L’ensemble des aéronefs de l’Etat, dans la mesure de leur disponibilité pourra être aussi utilisé, pour transporter des biens et des personnes. Les deux sociétés d'hélicoptères privées de Guyane seront aussi utilisées.
Elles le sont déjà pour les évacuations sanitaires, elles le seront aussi pour les transports sanitaires et c'est le directeur général de l'Agence Régionale de Santé qui m'a confirmé que jusqu'à la fin du mois d'octobre, dans le domaine sanitaire, il était en capacité - grâce à ces moyens privés - d'assurer l'ensemble des missions qui relèvent de sa compétence.

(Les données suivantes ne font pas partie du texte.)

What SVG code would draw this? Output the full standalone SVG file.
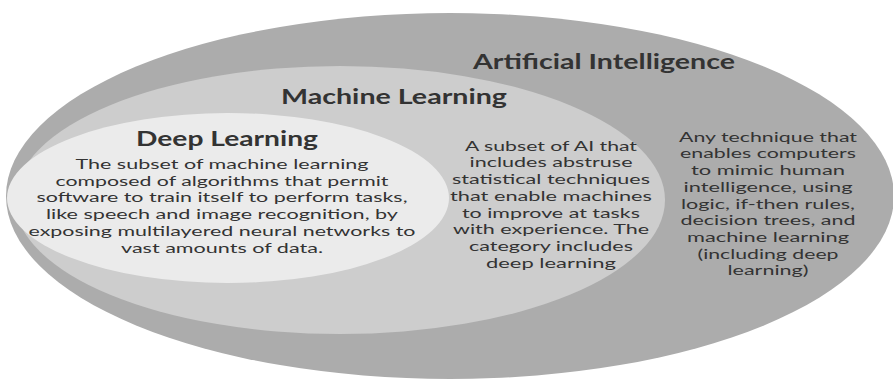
<svg xmlns="http://www.w3.org/2000/svg" width="893" height="379" viewBox="0 0 893 379">
<style>
.t{font-family:Lato,"Open Sans","Liberation Sans",sans-serif;fill:#333;text-anchor:middle}
.h{font-size:20px;font-weight:bold}
.b{font-size:13.5px}
</style>
<rect width="893" height="379" fill="#fff"/>
<g id="ai">
<ellipse cx="450" cy="196" rx="444" ry="183" fill="#acacac"/>
<text class="t h" x="604" y="69" textLength="262" lengthAdjust="spacingAndGlyphs">Artificial Intelligence</text>
<g class="t b">
<text x="768" y="141.7" textLength="178" lengthAdjust="spacingAndGlyphs">Any technique that</text>
<text x="768" y="158.4" textLength="176" lengthAdjust="spacingAndGlyphs">enables computers</text>
<text x="768" y="175.1" textLength="154" lengthAdjust="spacingAndGlyphs">to mimic human</text>
<text x="768" y="191.8" textLength="169" lengthAdjust="spacingAndGlyphs">intelligence, using</text>
<text x="768" y="208.5" textLength="174" lengthAdjust="spacingAndGlyphs">logic, if-then rules,</text>
<text x="768" y="225.2" textLength="175" lengthAdjust="spacingAndGlyphs">decision trees, and</text>
<text x="768" y="241.9" textLength="162" lengthAdjust="spacingAndGlyphs">machine learning</text>
<text x="768" y="258.6" textLength="141" lengthAdjust="spacingAndGlyphs">(including deep</text>
<text x="768" y="275.3" textLength="81" lengthAdjust="spacingAndGlyphs">learning)</text>
</g>
</g>
<g id="ml">
<ellipse cx="340" cy="200" rx="325" ry="134" fill="#cdcdcd"/>
<text class="t h" x="394" y="104" textLength="226" lengthAdjust="spacingAndGlyphs">Machine Learning</text>
<g class="t b">
<text x="551" y="150.7" textLength="172" lengthAdjust="spacingAndGlyphs">A subset of AI that</text>
<text x="551" y="167.4" textLength="163" lengthAdjust="spacingAndGlyphs">includes abstruse</text>
<text x="551" y="184.1" textLength="198" lengthAdjust="spacingAndGlyphs">statistical techniques</text>
<text x="551" y="200.8" textLength="202" lengthAdjust="spacingAndGlyphs">that enable machines</text>
<text x="551" y="217.5" textLength="178" lengthAdjust="spacingAndGlyphs">to improve at tasks</text>
<text x="551" y="234.2" textLength="196" lengthAdjust="spacingAndGlyphs">with experience. The</text>
<text x="551" y="250.9" textLength="164" lengthAdjust="spacingAndGlyphs">category includes</text>
<text x="551" y="267.6" textLength="130" lengthAdjust="spacingAndGlyphs">deep learning</text>
</g>
</g>
<g id="dl">
<ellipse cx="228" cy="198" rx="221" ry="85" fill="#ebebeb"/>
<text class="t h" x="227" y="145.5" textLength="182" lengthAdjust="spacingAndGlyphs">Deep Learning</text>
<g class="t b">
<text x="222" y="169" textLength="293" lengthAdjust="spacingAndGlyphs">The subset of machine learning</text>
<text x="222" y="185.7" textLength="333" lengthAdjust="spacingAndGlyphs">composed of algorithms that permit</text>
<text x="222" y="202.4" textLength="371" lengthAdjust="spacingAndGlyphs">software to train itself to perform  tasks,</text>
<text x="222" y="219.1" textLength="352" lengthAdjust="spacingAndGlyphs">like speech and image recognition, by</text>
<text x="222" y="235.8" textLength="387" lengthAdjust="spacingAndGlyphs">exposing multilayered neural networks to</text>
<text x="222" y="252.5" textLength="202" lengthAdjust="spacingAndGlyphs">vast amounts of data.</text>
</g>
</g>
<g id="connectors"/>
</svg>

Antoine Poussier, Préfet de la Guyane
De son côté, le groupe « Unis et engagés » d’opposition à la CTG présidée par Rodolphe Alexandre, l'ancien président de la CTG, a écrit à Gabriel Serville pour demander la tenue d’une Assemblée plénière extraordinaire "dans les plus brefs délais" pour évoquer les conditions "d’une mise en place la plus rapide possible de lignes aériennes régulières".
En attendant, les personnels d’Air Guyane, n’ont pas encore été informés par courrier de la décision du tribunal : 78 salariés, inquiets pour leur avenir. Ils seront présents sur leur lieu de travail ce lundi 2 octobre, mais aucun planning de vol n’a été établi, jusqu’à nouvel ordre.